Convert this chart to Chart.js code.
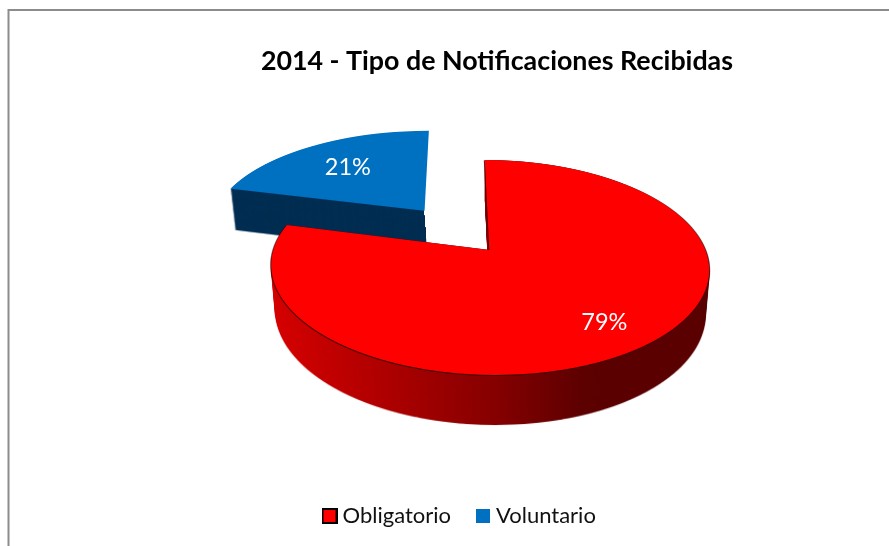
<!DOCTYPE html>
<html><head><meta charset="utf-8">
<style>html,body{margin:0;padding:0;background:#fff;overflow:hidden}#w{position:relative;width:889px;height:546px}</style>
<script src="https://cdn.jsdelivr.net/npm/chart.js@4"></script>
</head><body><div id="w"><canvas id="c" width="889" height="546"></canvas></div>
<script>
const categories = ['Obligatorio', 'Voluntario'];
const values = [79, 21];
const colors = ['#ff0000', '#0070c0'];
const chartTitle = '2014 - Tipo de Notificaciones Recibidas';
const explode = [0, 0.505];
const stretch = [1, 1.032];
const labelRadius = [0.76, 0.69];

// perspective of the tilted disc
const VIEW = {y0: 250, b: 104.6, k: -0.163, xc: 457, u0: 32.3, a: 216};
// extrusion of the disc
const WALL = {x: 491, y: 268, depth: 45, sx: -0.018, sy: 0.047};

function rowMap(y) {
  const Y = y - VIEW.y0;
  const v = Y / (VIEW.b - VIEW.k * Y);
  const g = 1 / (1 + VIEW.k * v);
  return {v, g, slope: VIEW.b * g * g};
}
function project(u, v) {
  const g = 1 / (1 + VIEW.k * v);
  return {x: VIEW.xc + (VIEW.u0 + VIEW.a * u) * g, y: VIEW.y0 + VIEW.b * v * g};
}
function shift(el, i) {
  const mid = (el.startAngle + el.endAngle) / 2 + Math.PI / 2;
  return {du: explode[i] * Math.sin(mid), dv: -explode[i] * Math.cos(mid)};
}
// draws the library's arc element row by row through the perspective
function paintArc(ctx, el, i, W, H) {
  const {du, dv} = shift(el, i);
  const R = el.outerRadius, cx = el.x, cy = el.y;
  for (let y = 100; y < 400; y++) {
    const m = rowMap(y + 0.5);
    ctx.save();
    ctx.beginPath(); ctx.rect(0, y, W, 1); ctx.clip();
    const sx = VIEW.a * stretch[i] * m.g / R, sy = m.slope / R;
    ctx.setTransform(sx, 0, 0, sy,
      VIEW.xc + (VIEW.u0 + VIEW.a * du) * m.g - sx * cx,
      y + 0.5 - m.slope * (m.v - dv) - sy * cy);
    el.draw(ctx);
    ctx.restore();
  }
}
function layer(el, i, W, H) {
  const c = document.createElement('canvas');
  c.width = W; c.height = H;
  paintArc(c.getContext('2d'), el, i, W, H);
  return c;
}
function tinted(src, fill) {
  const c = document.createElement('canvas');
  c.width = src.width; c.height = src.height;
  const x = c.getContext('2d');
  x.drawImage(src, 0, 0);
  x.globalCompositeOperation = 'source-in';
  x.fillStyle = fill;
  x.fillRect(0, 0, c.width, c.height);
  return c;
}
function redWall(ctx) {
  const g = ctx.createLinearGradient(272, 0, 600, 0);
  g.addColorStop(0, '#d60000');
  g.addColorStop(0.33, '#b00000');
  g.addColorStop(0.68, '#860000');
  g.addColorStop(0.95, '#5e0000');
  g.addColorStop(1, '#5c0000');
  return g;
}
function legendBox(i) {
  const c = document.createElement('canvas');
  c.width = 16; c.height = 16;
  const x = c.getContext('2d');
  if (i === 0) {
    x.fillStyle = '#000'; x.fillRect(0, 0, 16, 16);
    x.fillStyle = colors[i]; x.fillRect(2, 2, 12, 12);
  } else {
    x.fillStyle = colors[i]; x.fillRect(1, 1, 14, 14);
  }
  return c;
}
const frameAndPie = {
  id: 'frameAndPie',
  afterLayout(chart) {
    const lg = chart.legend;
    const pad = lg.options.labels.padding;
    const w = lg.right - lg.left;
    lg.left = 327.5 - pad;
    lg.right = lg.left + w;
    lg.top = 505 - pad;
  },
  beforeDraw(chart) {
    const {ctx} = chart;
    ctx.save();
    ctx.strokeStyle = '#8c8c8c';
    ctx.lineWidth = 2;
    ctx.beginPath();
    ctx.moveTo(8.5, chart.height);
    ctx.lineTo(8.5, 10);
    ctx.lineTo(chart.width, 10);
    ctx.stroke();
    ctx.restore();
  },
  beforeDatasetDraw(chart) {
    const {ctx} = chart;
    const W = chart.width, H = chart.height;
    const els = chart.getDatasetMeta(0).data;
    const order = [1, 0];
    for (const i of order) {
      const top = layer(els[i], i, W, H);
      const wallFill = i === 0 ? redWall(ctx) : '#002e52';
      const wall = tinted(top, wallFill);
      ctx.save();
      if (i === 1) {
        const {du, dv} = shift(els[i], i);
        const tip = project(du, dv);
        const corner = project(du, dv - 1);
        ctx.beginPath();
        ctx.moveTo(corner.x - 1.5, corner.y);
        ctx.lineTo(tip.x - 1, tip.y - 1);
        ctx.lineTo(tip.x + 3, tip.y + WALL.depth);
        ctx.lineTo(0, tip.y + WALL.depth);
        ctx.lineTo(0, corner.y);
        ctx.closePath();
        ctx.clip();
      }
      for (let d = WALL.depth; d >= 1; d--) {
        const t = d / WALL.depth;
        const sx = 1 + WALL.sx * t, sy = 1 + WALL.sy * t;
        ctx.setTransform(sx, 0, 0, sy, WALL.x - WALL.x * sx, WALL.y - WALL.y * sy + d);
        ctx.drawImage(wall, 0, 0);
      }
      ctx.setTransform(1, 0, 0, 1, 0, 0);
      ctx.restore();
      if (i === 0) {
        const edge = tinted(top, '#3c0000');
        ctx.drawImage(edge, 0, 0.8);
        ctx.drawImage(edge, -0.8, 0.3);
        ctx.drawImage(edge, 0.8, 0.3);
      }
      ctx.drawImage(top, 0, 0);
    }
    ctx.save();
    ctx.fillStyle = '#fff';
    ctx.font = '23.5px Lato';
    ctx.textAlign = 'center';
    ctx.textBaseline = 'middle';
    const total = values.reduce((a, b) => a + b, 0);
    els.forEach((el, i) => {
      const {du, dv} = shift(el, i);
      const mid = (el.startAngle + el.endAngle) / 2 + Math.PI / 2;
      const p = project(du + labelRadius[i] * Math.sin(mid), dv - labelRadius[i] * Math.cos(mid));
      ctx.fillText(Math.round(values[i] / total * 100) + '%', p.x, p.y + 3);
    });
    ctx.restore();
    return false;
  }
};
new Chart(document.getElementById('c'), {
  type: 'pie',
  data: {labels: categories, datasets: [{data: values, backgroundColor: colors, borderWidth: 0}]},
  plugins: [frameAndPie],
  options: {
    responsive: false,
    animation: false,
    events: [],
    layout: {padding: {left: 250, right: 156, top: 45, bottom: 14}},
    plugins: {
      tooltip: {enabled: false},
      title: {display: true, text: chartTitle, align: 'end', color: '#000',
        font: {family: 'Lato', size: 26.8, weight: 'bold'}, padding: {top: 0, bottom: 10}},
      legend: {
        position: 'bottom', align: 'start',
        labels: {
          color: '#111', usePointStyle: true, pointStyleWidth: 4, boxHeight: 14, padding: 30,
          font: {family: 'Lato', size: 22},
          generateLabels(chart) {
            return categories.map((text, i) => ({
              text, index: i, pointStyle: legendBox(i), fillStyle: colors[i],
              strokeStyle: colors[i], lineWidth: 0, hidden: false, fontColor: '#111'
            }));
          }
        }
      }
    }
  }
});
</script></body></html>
= = = = =
> _Goal_: Without including any pictures, reproduce the listing exactly.

> _Solution to the exercise_:
Convert this chart to Chart.js code.
<!DOCTYPE html>
<html><head><meta charset="utf-8">
<style>html,body{margin:0;padding:0;background:#fff;overflow:hidden}#w{position:relative;width:889px;height:546px}</style>
<script src="https://cdn.jsdelivr.net/npm/chart.js@4"></script>
</head><body><div id="w"><canvas id="c" width="889" height="546"></canvas></div>
<script>
const categories = ['Obligatorio', 'Voluntario'];
const values = [79, 21];
const colors = ['#ff0000', '#0070c0'];
const chartTitle = '2014 - Tipo de Notificaciones Recibidas';
const explode = [0, 0.505];
const stretch = [1, 1.032];
const labelRadius = [0.76, 0.69];

// perspective of the tilted disc
const VIEW = {y0: 250, b: 104.6, k: -0.163, xc: 457, u0: 32.3, a: 216};
// extrusion of the disc
const WALL = {x: 491, y: 268, depth: 45, sx: -0.018, sy: 0.047};

function rowMap(y) {
  const Y = y - VIEW.y0;
  const v = Y / (VIEW.b - VIEW.k * Y);
  const g = 1 / (1 + VIEW.k * v);
  return {v, g, slope: VIEW.b * g * g};
}
function project(u, v) {
  const g = 1 / (1 + VIEW.k * v);
  return {x: VIEW.xc + (VIEW.u0 + VIEW.a * u) * g, y: VIEW.y0 + VIEW.b * v * g};
}
function shift(el, i) {
  const mid = (el.startAngle + el.endAngle) / 2 + Math.PI / 2;
  return {du: explode[i] * Math.sin(mid), dv: -explode[i] * Math.cos(mid)};
}
// draws the library's arc element row by row through the perspective
function paintArc(ctx, el, i, W, H) {
  const {du, dv} = shift(el, i);
  const R = el.outerRadius, cx = el.x, cy = el.y;
  for (let y = 100; y < 400; y++) {
    const m = rowMap(y + 0.5);
    ctx.save();
    ctx.beginPath(); ctx.rect(0, y, W, 1); ctx.clip();
    const sx = VIEW.a * stretch[i] * m.g / R, sy = m.slope / R;
    ctx.setTransform(sx, 0, 0, sy,
      VIEW.xc + (VIEW.u0 + VIEW.a * du) * m.g - sx * cx,
      y + 0.5 - m.slope * (m.v - dv) - sy * cy);
    el.draw(ctx);
    ctx.restore();
  }
}
function layer(el, i, W, H) {
  const c = document.createElement('canvas');
  c.width = W; c.height = H;
  paintArc(c.getContext('2d'), el, i, W, H);
  return c;
}
function tinted(src, fill) {
  const c = document.createElement('canvas');
  c.width = src.width; c.height = src.height;
  const x = c.getContext('2d');
  x.drawImage(src, 0, 0);
  x.globalCompositeOperation = 'source-in';
  x.fillStyle = fill;
  x.fillRect(0, 0, c.width, c.height);
  return c;
}
function redWall(ctx) {
  const g = ctx.createLinearGradient(272, 0, 600, 0);
  g.addColorStop(0, '#d60000');
  g.addColorStop(0.33, '#b00000');
  g.addColorStop(0.68, '#860000');
  g.addColorStop(0.95, '#5e0000');
  g.addColorStop(1, '#5c0000');
  return g;
}
function legendBox(i) {
  const c = document.createElement('canvas');
  c.width = 16; c.height = 16;
  const x = c.getContext('2d');
  if (i === 0) {
    x.fillStyle = '#000'; x.fillRect(0, 0, 16, 16);
    x.fillStyle = colors[i]; x.fillRect(2, 2, 12, 12);
  } else {
    x.fillStyle = colors[i]; x.fillRect(1, 1, 14, 14);
  }
  return c;
}
const frameAndPie = {
  id: 'frameAndPie',
  afterLayout(chart) {
    const lg = chart.legend;
    const pad = lg.options.labels.padding;
    const w = lg.right - lg.left;
    lg.left = 327.5 - pad;
    lg.right = lg.left + w;
    lg.top = 505 - pad;
  },
  beforeDraw(chart) {
    const {ctx} = chart;
    ctx.save();
    ctx.strokeStyle = '#8c8c8c';
    ctx.lineWidth = 2;
    ctx.beginPath();
    ctx.moveTo(8.5, chart.height);
    ctx.lineTo(8.5, 10);
    ctx.lineTo(chart.width, 10);
    ctx.stroke();
    ctx.restore();
  },
  beforeDatasetDraw(chart) {
    const {ctx} = chart;
    const W = chart.width, H = chart.height;
    const els = chart.getDatasetMeta(0).data;
    const order = [1, 0];
    for (const i of order) {
      const top = layer(els[i], i, W, H);
      const wallFill = i === 0 ? redWall(ctx) : '#002e52';
      const wall = tinted(top, wallFill);
      ctx.save();
      if (i === 1) {
        const {du, dv} = shift(els[i], i);
        const tip = project(du, dv);
        const corner = project(du, dv - 1);
        ctx.beginPath();
        ctx.moveTo(corner.x - 1.5, corner.y);
        ctx.lineTo(tip.x - 1, tip.y - 1);
        ctx.lineTo(tip.x + 3, tip.y + WALL.depth);
        ctx.lineTo(0, tip.y + WALL.depth);
        ctx.lineTo(0, corner.y);
        ctx.closePath();
        ctx.clip();
      }
      for (let d = WALL.depth; d >= 1; d--) {
        const t = d / WALL.depth;
        const sx = 1 + WALL.sx * t, sy = 1 + WALL.sy * t;
        ctx.setTransform(sx, 0, 0, sy, WALL.x - WALL.x * sx, WALL.y - WALL.y * sy + d);
        ctx.drawImage(wall, 0, 0);
      }
      ctx.setTransform(1, 0, 0, 1, 0, 0);
      ctx.restore();
      if (i === 0) {
        const edge = tinted(top, '#3c0000');
        ctx.drawImage(edge, 0, 0.8);
        ctx.drawImage(edge, -0.8, 0.3);
        ctx.drawImage(edge, 0.8, 0.3);
      }
      ctx.drawImage(top, 0, 0);
    }
    ctx.save();
    ctx.fillStyle = '#fff';
    ctx.font = '23.5px Lato';
    ctx.textAlign = 'center';
    ctx.textBaseline = 'middle';
    const total = values.reduce((a, b) => a + b, 0);
    els.forEach((el, i) => {
      const {du, dv} = shift(el, i);
      const mid = (el.startAngle + el.endAngle) / 2 + Math.PI / 2;
      const p = project(du + labelRadius[i] * Math.sin(mid), dv - labelRadius[i] * Math.cos(mid));
      ctx.fillText(Math.round(values[i] / total * 100) + '%', p.x, p.y + 3);
    });
    ctx.restore();
    return false;
  }
};
new Chart(document.getElementById('c'), {
  type: 'pie',
  data: {labels: categories, datasets: [{data: values, backgroundColor: colors, borderWidth: 0}]},
  plugins: [frameAndPie],
  options: {
    responsive: false,
    animation: false,
    events: [],
    layout: {padding: {left: 250, right: 156, top: 45, bottom: 14}},
    plugins: {
      tooltip: {enabled: false},
      title: {display: true, text: chartTitle, align: 'end', color: '#000',
        font: {family: 'Lato', size: 26.8, weight: 'bold'}, padding: {top: 0, bottom: 10}},
      legend: {
        position: 'bottom', align: 'start',
        labels: {
          color: '#111', usePointStyle: true, pointStyleWidth: 4, boxHeight: 14, padding: 30,
          font: {family: 'Lato', size: 22},
          generateLabels(chart) {
            return categories.map((text, i) => ({
              text, index: i, pointStyle: legendBox(i), fillStyle: colors[i],
              strokeStyle: colors[i], lineWidth: 0, hidden: false, fontColor: '#111'
            }));
          }
        }
      }
    }
  }
});
</script></body></html>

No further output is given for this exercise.